The shepherds who kept Marco chained in a derelict house throughout his captivity apparently went out of their way to make him angry.
'They said that my father was a rotten man who didn't want to pay, that I should hate him,' Marco told police.
'They threatened me with a pistol at my temple once.'
Marco's release dominated the news in Italy. Television news programs were almost entirely devoted Marco. The story even led newspapers devoted to sports.
President Francesco Cossiga sent a 'welcome home' telegram. Pope John Paul II, who made a public appeal for Marco's release Feb. 27, said he participated 'in the family's joy' and wished the Fioras 'all good things.' Hundreds of neighbors waited for hours outside the family home to applaud the boy's homecoming.

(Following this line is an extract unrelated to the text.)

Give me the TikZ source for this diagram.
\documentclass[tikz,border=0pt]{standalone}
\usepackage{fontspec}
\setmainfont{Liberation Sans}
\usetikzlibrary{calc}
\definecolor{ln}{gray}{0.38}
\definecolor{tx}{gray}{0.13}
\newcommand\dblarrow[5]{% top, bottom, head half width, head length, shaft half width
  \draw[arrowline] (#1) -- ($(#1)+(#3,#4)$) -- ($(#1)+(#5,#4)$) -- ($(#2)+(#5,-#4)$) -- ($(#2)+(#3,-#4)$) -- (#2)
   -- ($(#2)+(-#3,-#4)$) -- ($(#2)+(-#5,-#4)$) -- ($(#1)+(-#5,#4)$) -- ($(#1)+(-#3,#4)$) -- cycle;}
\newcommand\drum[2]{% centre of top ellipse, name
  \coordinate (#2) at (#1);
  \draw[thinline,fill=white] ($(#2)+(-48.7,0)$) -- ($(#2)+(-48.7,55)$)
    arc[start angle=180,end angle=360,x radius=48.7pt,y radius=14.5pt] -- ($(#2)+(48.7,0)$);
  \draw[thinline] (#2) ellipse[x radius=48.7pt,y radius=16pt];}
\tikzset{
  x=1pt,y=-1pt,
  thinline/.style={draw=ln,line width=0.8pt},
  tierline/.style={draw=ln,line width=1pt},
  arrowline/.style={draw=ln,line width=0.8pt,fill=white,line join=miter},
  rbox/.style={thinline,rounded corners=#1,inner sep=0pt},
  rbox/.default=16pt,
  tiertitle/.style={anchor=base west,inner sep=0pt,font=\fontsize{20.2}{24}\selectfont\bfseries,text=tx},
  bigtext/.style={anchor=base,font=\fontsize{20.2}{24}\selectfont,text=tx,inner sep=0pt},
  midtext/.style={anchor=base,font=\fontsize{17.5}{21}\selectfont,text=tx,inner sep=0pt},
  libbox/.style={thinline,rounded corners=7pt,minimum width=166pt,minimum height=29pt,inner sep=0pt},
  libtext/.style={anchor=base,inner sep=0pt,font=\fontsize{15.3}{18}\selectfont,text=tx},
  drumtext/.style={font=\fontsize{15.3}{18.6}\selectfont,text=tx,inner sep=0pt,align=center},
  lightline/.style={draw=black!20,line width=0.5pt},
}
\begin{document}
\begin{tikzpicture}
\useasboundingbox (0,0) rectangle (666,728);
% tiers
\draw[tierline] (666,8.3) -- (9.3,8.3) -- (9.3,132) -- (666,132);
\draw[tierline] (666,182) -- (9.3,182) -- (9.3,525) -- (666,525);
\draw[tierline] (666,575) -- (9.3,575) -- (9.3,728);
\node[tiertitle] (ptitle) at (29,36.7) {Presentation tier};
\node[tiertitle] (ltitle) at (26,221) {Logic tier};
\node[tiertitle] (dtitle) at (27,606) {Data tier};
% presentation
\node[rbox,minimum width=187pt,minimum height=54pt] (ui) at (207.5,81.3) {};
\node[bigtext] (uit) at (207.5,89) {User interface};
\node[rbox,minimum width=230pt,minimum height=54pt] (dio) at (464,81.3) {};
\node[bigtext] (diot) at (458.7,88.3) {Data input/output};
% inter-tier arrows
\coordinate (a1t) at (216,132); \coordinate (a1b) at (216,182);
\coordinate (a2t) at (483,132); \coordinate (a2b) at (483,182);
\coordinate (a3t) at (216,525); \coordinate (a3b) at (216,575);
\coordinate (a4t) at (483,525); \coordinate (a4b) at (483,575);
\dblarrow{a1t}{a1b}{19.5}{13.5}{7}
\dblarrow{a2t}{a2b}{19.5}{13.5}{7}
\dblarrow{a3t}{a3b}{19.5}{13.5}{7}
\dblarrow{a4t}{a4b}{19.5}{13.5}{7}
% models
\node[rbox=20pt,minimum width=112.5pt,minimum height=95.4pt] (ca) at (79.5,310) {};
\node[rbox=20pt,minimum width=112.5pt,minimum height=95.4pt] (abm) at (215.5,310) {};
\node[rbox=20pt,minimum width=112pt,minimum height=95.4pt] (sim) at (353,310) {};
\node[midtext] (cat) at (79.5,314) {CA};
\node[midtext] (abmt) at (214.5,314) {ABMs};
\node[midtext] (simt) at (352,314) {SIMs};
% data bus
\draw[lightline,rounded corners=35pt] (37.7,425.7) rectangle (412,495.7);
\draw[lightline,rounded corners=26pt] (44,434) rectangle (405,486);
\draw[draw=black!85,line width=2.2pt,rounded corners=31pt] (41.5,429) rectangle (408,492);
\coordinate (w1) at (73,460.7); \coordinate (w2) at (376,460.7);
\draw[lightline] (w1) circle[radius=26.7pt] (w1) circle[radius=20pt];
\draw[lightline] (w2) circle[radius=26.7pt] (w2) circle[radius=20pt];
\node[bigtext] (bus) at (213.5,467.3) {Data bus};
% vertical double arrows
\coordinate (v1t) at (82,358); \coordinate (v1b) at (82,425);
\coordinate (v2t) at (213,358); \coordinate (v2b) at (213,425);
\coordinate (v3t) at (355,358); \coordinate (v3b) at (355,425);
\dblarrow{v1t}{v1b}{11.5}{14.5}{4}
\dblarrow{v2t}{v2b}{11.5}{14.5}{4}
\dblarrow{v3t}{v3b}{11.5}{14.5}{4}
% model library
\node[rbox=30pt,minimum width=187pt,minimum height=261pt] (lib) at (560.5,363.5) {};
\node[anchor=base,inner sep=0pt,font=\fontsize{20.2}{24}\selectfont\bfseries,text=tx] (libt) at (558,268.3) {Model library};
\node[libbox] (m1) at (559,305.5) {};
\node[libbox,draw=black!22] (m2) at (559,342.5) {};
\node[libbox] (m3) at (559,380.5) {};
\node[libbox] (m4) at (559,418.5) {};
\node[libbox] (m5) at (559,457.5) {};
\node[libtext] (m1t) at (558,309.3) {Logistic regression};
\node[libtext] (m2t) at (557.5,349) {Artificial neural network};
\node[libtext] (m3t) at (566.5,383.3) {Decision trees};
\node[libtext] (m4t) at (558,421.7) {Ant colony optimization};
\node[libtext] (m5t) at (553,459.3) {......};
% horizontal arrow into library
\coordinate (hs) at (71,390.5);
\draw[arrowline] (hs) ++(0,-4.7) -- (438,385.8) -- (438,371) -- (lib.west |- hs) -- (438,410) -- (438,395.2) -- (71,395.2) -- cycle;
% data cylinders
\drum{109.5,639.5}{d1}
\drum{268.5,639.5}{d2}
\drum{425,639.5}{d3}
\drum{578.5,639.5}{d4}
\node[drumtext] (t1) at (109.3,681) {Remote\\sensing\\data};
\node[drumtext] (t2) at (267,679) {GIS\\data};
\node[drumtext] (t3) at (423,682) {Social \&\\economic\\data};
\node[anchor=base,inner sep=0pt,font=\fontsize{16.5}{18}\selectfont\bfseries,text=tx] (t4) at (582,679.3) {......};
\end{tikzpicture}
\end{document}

Well-wishers also included organizers of a concert in his behalf July 22 and 108 members of parliament who called on the government July 28 to act in behalf of Marco and other kidnap victims believed held in the Aspromonte mountains.
In Turin, investigators said they had eight suspects in custody. They said one was Agazio Garzaniti, 46, a bricklayer who knew the Fiora family.
Police Mobile Squad Chief Pietro Sassi described Garzaniti as 'the key man in the 'ndrangheta in Turin.' The 'ndrangheta is the Calabrian version of the Sicilian Mafia.
On Marco's third day at home, his father reported the child finally ventured across the street for ice cream and stopped waking up in fright in the middle of the night. But, Fiora said, the sight of a police car made him scream.